Hard Rock Hotel & Casino Ottawa – July 14, 2026

There’s a particular kind of chaos that follows Coheed and Cambria into a room, and Ottawa got the full dose of it on a Tuesday night that felt more like a Saturday. Twenty-plus years into their run, and still touring behind last year’s Vaxis – Act III: The Father of Make Believe, the New York prog-rock lifers proved once again that a good story and a great riff are not mutually exclusive.

The Openers: Cevilain Own Their Hometown Stage

Before the headliners even hit the stage, the local crowd already had something to cheer for. Cevilain, Ottawa’s own, got the rare hometown-opener treatment, and they didn’t waste it. Tight, loud, and relishing the size of the room, the band tore through a set that had the front rows moving well before Coheed‘s set change. There’s something different about watching a band play in their own city, and that energy was written all over the performance.

The Headliners: Hair, Harmonics, and the Keywork

By the time the house lights dropped, the room was packed shoulder to shoulder.

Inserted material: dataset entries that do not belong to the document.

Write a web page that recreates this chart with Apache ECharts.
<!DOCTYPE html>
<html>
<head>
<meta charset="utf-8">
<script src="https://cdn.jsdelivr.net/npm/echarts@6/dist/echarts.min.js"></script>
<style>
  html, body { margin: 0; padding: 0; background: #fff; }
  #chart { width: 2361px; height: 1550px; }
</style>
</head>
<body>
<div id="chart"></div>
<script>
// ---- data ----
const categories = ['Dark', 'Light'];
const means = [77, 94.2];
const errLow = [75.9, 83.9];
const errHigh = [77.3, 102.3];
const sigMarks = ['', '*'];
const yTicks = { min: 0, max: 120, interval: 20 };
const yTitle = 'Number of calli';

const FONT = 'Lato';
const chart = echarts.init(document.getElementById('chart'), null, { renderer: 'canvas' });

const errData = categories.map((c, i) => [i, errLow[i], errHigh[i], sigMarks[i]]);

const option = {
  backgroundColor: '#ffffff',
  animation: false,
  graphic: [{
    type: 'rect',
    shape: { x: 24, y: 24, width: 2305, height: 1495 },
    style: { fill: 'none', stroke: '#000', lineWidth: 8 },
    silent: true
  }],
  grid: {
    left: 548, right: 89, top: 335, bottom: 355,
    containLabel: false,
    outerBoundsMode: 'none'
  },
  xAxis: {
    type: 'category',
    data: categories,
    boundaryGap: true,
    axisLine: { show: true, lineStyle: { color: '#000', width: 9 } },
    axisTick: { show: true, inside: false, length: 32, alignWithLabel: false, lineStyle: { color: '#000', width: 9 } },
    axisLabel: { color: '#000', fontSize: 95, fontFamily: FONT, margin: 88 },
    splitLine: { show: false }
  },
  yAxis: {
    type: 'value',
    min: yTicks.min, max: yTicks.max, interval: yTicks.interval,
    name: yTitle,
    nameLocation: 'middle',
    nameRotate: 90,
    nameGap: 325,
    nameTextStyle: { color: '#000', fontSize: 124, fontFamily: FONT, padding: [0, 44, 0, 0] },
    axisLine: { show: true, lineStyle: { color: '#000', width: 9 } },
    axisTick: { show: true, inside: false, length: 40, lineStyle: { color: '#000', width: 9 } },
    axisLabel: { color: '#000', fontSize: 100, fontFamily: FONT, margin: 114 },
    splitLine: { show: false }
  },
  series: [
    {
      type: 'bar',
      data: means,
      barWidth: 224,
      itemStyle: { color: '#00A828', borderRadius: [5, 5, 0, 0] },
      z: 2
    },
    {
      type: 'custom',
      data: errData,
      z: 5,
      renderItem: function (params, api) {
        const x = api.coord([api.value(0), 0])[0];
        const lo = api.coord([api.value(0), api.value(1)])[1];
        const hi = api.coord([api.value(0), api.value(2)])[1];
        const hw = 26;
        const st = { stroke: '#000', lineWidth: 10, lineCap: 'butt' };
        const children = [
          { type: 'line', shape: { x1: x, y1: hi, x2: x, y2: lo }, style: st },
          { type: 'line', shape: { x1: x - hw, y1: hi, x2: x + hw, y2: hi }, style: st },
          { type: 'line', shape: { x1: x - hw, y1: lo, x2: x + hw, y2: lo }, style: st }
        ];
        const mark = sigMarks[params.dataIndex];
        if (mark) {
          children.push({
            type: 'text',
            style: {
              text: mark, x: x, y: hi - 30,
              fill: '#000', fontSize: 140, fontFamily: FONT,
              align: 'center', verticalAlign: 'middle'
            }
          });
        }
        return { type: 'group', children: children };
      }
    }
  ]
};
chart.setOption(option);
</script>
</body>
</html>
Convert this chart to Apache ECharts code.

Claudio Sanchez took the stage exactly as fans expect him to, guitar slung low and hair a wall of curls.

The production leaned hard into the band’s sci-fi mythology, with the “keywork” logo splashed across the backdrop in shifting reds, blues, and greens throughout the night. Sanchez spent as much time airborne, leaping, crouching, and prowling the lip of the stage, as he did locked into the fretboard, and the rest of the band matched the intensity beat for beat. The rhythm section anchored the heavier cuts while the guitar work carried the band’s trademark blend of melodic hooks and progressive sprawl.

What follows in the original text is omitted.